Later Mike told his "angel  of peace," the ever-conciliatory Schneider, "I blew it. I shouldn't have lost my temper. But it's horrible to be the No. 1 group in the country and not be allowed to play your own records." Schneider said, "Well, it's rewarding to see you guys act as a group rather than four egotists who don't pull together."
To which Mike replied, "It's the first time we've had one wagon to pull."
From then on the situation deteriorated rapidly, with the other boys falling in line behind Mike. "Bert knew I meant it when I said I'd quit the whole complex, pack up my gear, go to Mexico or Tahiti, eat coconuts and let everybody sue me." Amazingly, Schnieder believed him, the studio believed him. The ever-realistic Kirshner obviously didn't. It was just too incredible. But less than a month later Kirshner was out, flower-power was in, and Screen Gems and Columbia Pictures had law-suits totalling $35,500,000 on their hands -- what Donny Kirshner figured the rude abrogation of his contract was worth.

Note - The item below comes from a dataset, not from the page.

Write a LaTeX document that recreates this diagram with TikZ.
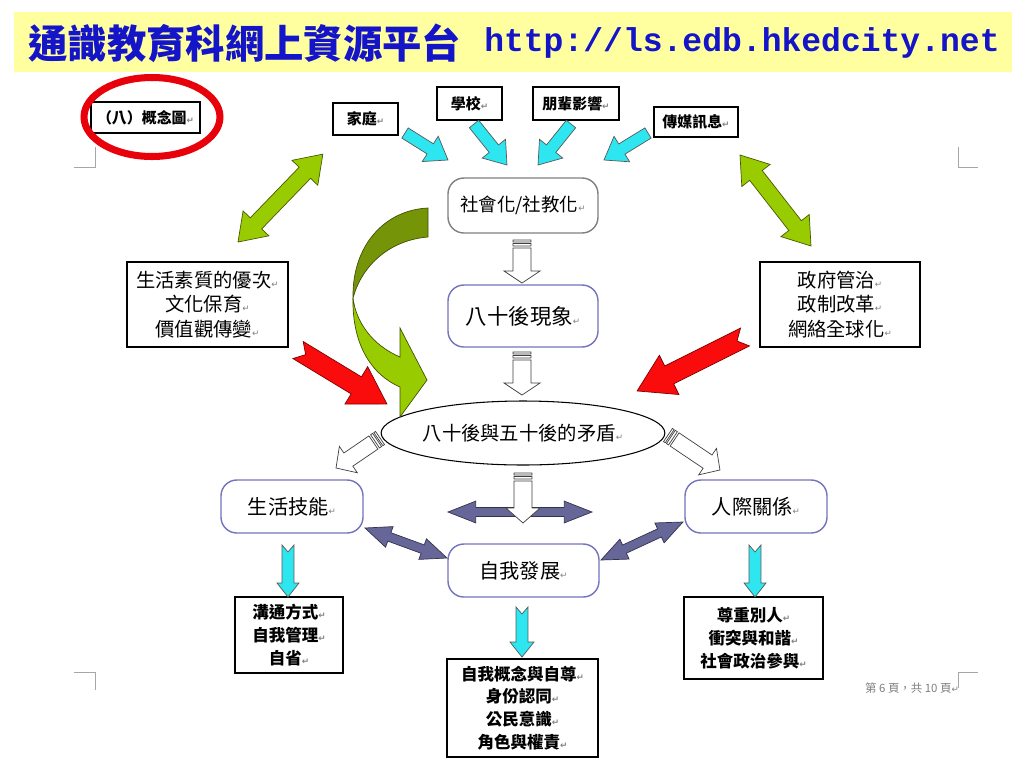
\documentclass[tikz,border=0pt]{standalone}
\usepackage{fontspec}
\setmainfont{Noto Sans CJK TC}
\newfontfamily\monof{Liberation Mono}
\newfontfamily\symf{DejaVu Sans}
\usetikzlibrary{calc,shapes.geometric}
\definecolor{titleyellow}{RGB}{255,255,160}
\definecolor{titleblue}{RGB}{20,20,200}
\definecolor{ringred}{RGB}{232,0,10}
\definecolor{boxpurple}{RGB}{115,115,190}
\definecolor{arrcyan}{RGB}{45,230,240}
\definecolor{arrgreen}{RGB}{153,204,0}
\definecolor{arrolive}{RGB}{118,148,8}
\definecolor{arrred}{RGB}{250,12,12}
\definecolor{arrpurple}{RGB}{102,102,153}

\newcommand{\pxu}{0.5669pt}
\newcommand{\parmark}{{\symf\fontsize{5}{5}\selectfont\color{gray}↵}}

% block arrow: [style]{from}{to}{shaft half}{head half}{head length}{notch}
\newcommand{\sglarrow}[7][]{%
  \draw[#1] let \p1=($(#3)-(#2)$), \n1={atan2(\y1,\x1)}, \n2={veclen(\x1,\y1)} in
    [shift={(#2)}, rotate=\n1]
    (0pt,#4*\pxu) -- ({\n2-#6*\pxu},#4*\pxu) -- ({\n2-#6*\pxu},#5*\pxu) -- (\n2,0pt)
    -- ({\n2-#6*\pxu},-#5*\pxu) -- ({\n2-#6*\pxu},-#4*\pxu) -- (0pt,-#4*\pxu)
    -- (#7*\pxu,0pt) -- cycle;}
% double block arrow: [style]{from}{to}{shaft half}{head half}{head length}
\newcommand{\dblarrow}[6][]{%
  \draw[#1] let \p1=($(#3)-(#2)$), \n1={atan2(\y1,\x1)}, \n2={veclen(\x1,\y1)} in
    [shift={(#2)}, rotate=\n1]
    (0pt,0pt) -- (#6*\pxu,#5*\pxu) -- (#6*\pxu,#4*\pxu) -- ({\n2-#6*\pxu},#4*\pxu)
    -- ({\n2-#6*\pxu},#5*\pxu) -- (\n2,0pt) -- ({\n2-#6*\pxu},-#5*\pxu)
    -- ({\n2-#6*\pxu},-#4*\pxu) -- (#6*\pxu,-#4*\pxu) -- (#6*\pxu,-#5*\pxu) -- cycle;}
% striped block arrow: [style]{from}{to}{shaft half}{head half}{head length}
\newcommand{\strarrow}[6][]{%
  \draw[#1] let \p1=($(#3)-(#2)$), \n1={atan2(\y1,\x1)}, \n2={veclen(\x1,\y1)} in
    [shift={(#2)}, rotate=\n1]
    (0pt,#4*\pxu) -- (2*\pxu,#4*\pxu) -- (2*\pxu,-#4*\pxu) -- (0pt,-#4*\pxu) -- cycle
    (3.5*\pxu,#4*\pxu) -- (6*\pxu,#4*\pxu) -- (6*\pxu,-#4*\pxu) -- (3.5*\pxu,-#4*\pxu) -- cycle
    (8*\pxu,#4*\pxu) -- ({\n2-#6*\pxu},#4*\pxu) -- ({\n2-#6*\pxu},#5*\pxu) -- (\n2,0pt)
    -- ({\n2-#6*\pxu},-#5*\pxu) -- ({\n2-#6*\pxu},-#4*\pxu) -- (8*\pxu,-#4*\pxu) -- cycle;}

\tikzset{
  titlebar/.style={fill=titleyellow, minimum width=19.96cm, minimum height=1.2cm, inner sep=0pt},
  titlezh/.style={text=titleblue, inner sep=0pt, font=\fontsize{22.4}{24}\selectfont\bfseries},
  titleurl/.style={text=titleblue, inner sep=0pt, font=\monof\fontsize{18.8}{20}\selectfont\bfseries},
  ring/.style={draw=ringred, line width=4pt},
  cropmark/.style={draw=gray!70, line width=0.5pt},
  tagbox/.style={draw, fill=white, inner sep=0pt, line width=0.6pt, font=\fontsize{8.5}{10}\selectfont\bfseries},
  sidebox/.style={draw, fill=white, inner sep=0pt, line width=0.6pt, align=center, font=\fontsize{11}{14}\selectfont},
  listbox/.style={draw, fill=white, inner sep=0pt, line width=0.6pt, align=center, font=\fontsize{9.4}{13}\selectfont\bfseries},
  softbox/.style={draw=boxpurple, fill=white, rounded corners=9pt, line width=0.8pt, inner sep=0pt, font=\fontsize{11.5}{14}\selectfont},
  greybox/.style={softbox, draw=gray},
  clash/.style={draw, ellipse, fill=white, inner sep=0pt, line width=0.6pt, font=\fontsize{11}{13}\selectfont},
  cyanarr/.style={fill=arrcyan, draw=black!65, line width=0.4pt},
  greenarr/.style={fill=arrgreen, draw=arrolive!60!black, line width=0.4pt},
  redarr/.style={fill=arrred, draw=red!50!black, line width=0.4pt},
  whitearr/.style={fill=white, draw=black!75, line width=0.4pt},
  purplearr/.style={fill=arrpurple, draw=arrpurple!50!black, line width=0.4pt},
  footnum/.style={text=gray, font=\fontsize{6.5}{8}\selectfont}
}

\begin{document}
\begin{tikzpicture}[x=0.02cm, y=-0.02cm]
  \fill[white] (0,0) rectangle (1024,768);
  \useasboundingbox (0,0) rectangle (1024,768);
  % title bar
  \node[titlebar] (titlebar) at (513,42) {};
  \node[titlezh, anchor=west] (titlezh) at (28,43) {通識教育科網上資源平台};
  \node[titleurl, anchor=east] (titleurl) at (1000,43) {http://ls.edb.hkedcity.net};
  % page corner marks
  \draw[cropmark] (74,167) -- (95,167) -- (95,147);
  \draw[cropmark] (958,147) -- (958,167) -- (978,167);
  \draw[cropmark] (74,672) -- (95,672) -- (95,690);
  \draw[cropmark] (958,688) -- (958,672) -- (978,672);
  % boxes
  \node[tagbox, minimum width=2.18cm, minimum height=0.62cm] (concept) at (145.5,117.5) {（八）概念圖\parmark};
  \draw[ring] (152,117) ellipse [x radius=1.36cm, y radius=0.79cm];
  \node[tagbox, minimum width=1.3cm, minimum height=0.64cm] (family) at (365.5,119) {家庭\parmark};
  \node[tagbox, minimum width=1.3cm, minimum height=0.66cm] (school) at (469.5,103.5) {學校\parmark};
  \node[tagbox, minimum width=1.72cm, minimum height=0.66cm] (peers) at (576,103.5) {朋輩影響\parmark};
  \node[tagbox, minimum width=1.68cm, minimum height=0.6cm] (media) at (696,122) {傳媒訊息\parmark};
  \node[greybox, minimum width=3.0cm, minimum height=1.1cm, font=\fontsize{10.5}{12}\selectfont] (social) at (523,205.5) {社會化/社教化\parmark};
  \node[softbox, minimum width=3.0cm, minimum height=1.24cm, font=\fontsize{12.2}{14}\selectfont] (post80) at (523,316) {八十後現象\parmark};
  \node[sidebox, minimum width=3.22cm, minimum height=1.7cm] (values) at (207.5,304.5) {生活素質的優次\parmark\\文化保育\parmark\\價值觀傳變\parmark};
  \node[sidebox, minimum width=3.2cm, minimum height=1.7cm] (govern) at (840,304.5) {政府管治\parmark\\政制改革\parmark\\網絡全球化\parmark};
  \node[clash, minimum width=5.6cm, minimum height=1.28cm] (conflict) at (523,433) {八十後與五十後的矛盾\parmark};
  \node[softbox, minimum width=2.84cm, minimum height=1.06cm] (skills) at (292,506.5) {生活技能\parmark};
  \node[softbox, minimum width=2.84cm, minimum height=1.06cm] (relation) at (756,506.5) {人際關係\parmark};
  \node[softbox, minimum width=3.02cm, minimum height=1.06cm] (selfdev) at (523.5,570.5) {自我發展\parmark};
  \node[listbox, minimum width=2.16cm, minimum height=1.52cm] (skilllist) at (289,635) {溝通方式\parmark\\自我管理\parmark\\自省\parmark};
  \node[listbox, minimum width=3.02cm, minimum height=1.96cm] (selflist) at (522.5,708) {自我概念與自尊\parmark\\身份認同\parmark\\公民意識\parmark\\角色與權責\parmark};
  \node[listbox, minimum width=2.78cm, minimum height=1.64cm] (rellist) at (753.5,638) {尊重別人\parmark\\衝突與和諧\parmark\\社會政治參與\parmark};
  \node[footnum] (pagefoot) at (912,688) {第 6 頁，共 10 頁\parmark};
  % arrow ends
  \coordinate (famA) at (405,133);   \coordinate (famB) at (448,160);
  \coordinate (schA) at (474,124);   \coordinate (schB) at (507,165);
  \coordinate (peerA) at (571,124);  \coordinate (peerB) at (538,165);
  \coordinate (medA) at (648,133);   \coordinate (medB) at (604,160);
  \coordinate (gL1) at (238,242);    \coordinate (gL2) at (323,154);
  \coordinate (gR1) at (811,246);    \coordinate (gR2) at (740,155);
  \coordinate (rLa) at (298,350);    \coordinate (rLb) at (387,404);
  \coordinate (rRa) at (745,337);    \coordinate (rRb) at (637,391);
  \coordinate (w1a) at (522,240);    \coordinate (w1b) at (522,283);
  \coordinate (w2a) at (522,352);    \coordinate (w2b) at (522,395);
  \coordinate (w3a) at (380,438);    \coordinate (w3b) at (336,468);
  \coordinate (w4a) at (668,435);    \coordinate (w4b) at (720,470);
  \coordinate (w5a) at (523,473);    \coordinate (w5b) at (523,523);
  \coordinate (pH1) at (448,512);    \coordinate (pH2) at (592,512);
  \coordinate (pL1) at (365,528);    \coordinate (pL2) at (447,558);
  \coordinate (pR1) at (601,560);    \coordinate (pR2) at (683,522);
  \coordinate (c1a) at (288,545);    \coordinate (c1b) at (288,597);
  \coordinate (c2a) at (522,607);    \coordinate (c2b) at (522,657);
  \coordinate (c3a) at (755,545);    \coordinate (c3b) at (755,597);
  % influences into socialisation
  \sglarrow[cyanarr]{famA}{famB}{6}{15}{21}{0}
  \sglarrow[cyanarr]{schA}{schB}{6}{15}{21}{0}
  \sglarrow[cyanarr]{peerA}{peerB}{6}{15}{21}{0}
  \sglarrow[cyanarr]{medA}{medB}{6}{15}{21}{0}
  % two-way links
  \dblarrow[greenarr]{gL1}{gL2}{8}{18}{26}
  \dblarrow[greenarr]{gR1}{gR2}{8}{18}{26}
  \sglarrow[redarr]{rLa}{rLb}{10}{22}{36}{9}
  \sglarrow[redarr]{rRa}{rRb}{10}{22}{36}{9}
  % curved arrow
  \draw[fill=arrolive, draw=arrolive!55!black, line width=0.4pt]
    (428,208) .. controls (385,210) and (352,245) .. (353,298)
    .. controls (362,265) and (390,240) .. (428,237) -- cycle;
  \draw[fill=arrgreen, draw=arrolive!55!black, line width=0.4pt]
    (353,298) .. controls (352,345) and (372,375) .. (400,387)
    -- (400,417) -- (427,380) -- (400,328) -- (400,357)
    .. controls (372,345) and (356,322) .. (353,298) -- cycle;
  % flow down the middle
  \strarrow[whitearr]{w1a}{w1b}{9}{18}{12}
  \strarrow[whitearr]{w2a}{w2b}{9}{18}{12}
  \strarrow[whitearr]{w3a}{w3b}{8}{16}{15}
  \strarrow[whitearr]{w4a}{w4b}{8}{16}{15}
  \dblarrow[purplearr]{pH1}{pH2}{4.5}{11}{28}
  \dblarrow[purplearr]{pL1}{pL2}{4.5}{11}{26}
  \dblarrow[purplearr]{pR1}{pR2}{4.5}{11}{26}
  \strarrow[whitearr]{w5a}{w5b}{9}{17}{15}
  \sglarrow[cyanarr]{c1a}{c1b}{6}{11}{14}{7}
  \sglarrow[cyanarr]{c2a}{c2b}{6}{12}{15}{7}
  \sglarrow[cyanarr]{c3a}{c3b}{6}{11}{14}{7}
\end{tikzpicture}
\end{document}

The boys took off on a much-needed vacation, returning a few weeks later to, of all places, a sound-recording stage. The new album, "Headquarters," is, for better or worse, all theirs. Mike said, "It makes the group tighter and closer and proud as punch . . . " And zap! Happy Birthday! There it was, right at the top of the charts, just one notch below The Beatles! The up-tight world of straights with their Sta-Prest pants was defeated at last! It was a good, heady, up-trip feeling. And Nesmith was pleased to recall the transcendental moment when, listening to the car radio later in the spring, he first heard the real, genuine bona-fide Monkees doing their thing on "The Girl I Knew Somewhere." Groovy! Super-zappy! Mind-blowing! Cosmic! Mike honked the horn impatiently for his wife and friend and his brother-in-law to come out. "Hey," he yelled, "want to sit in on a moment in history?"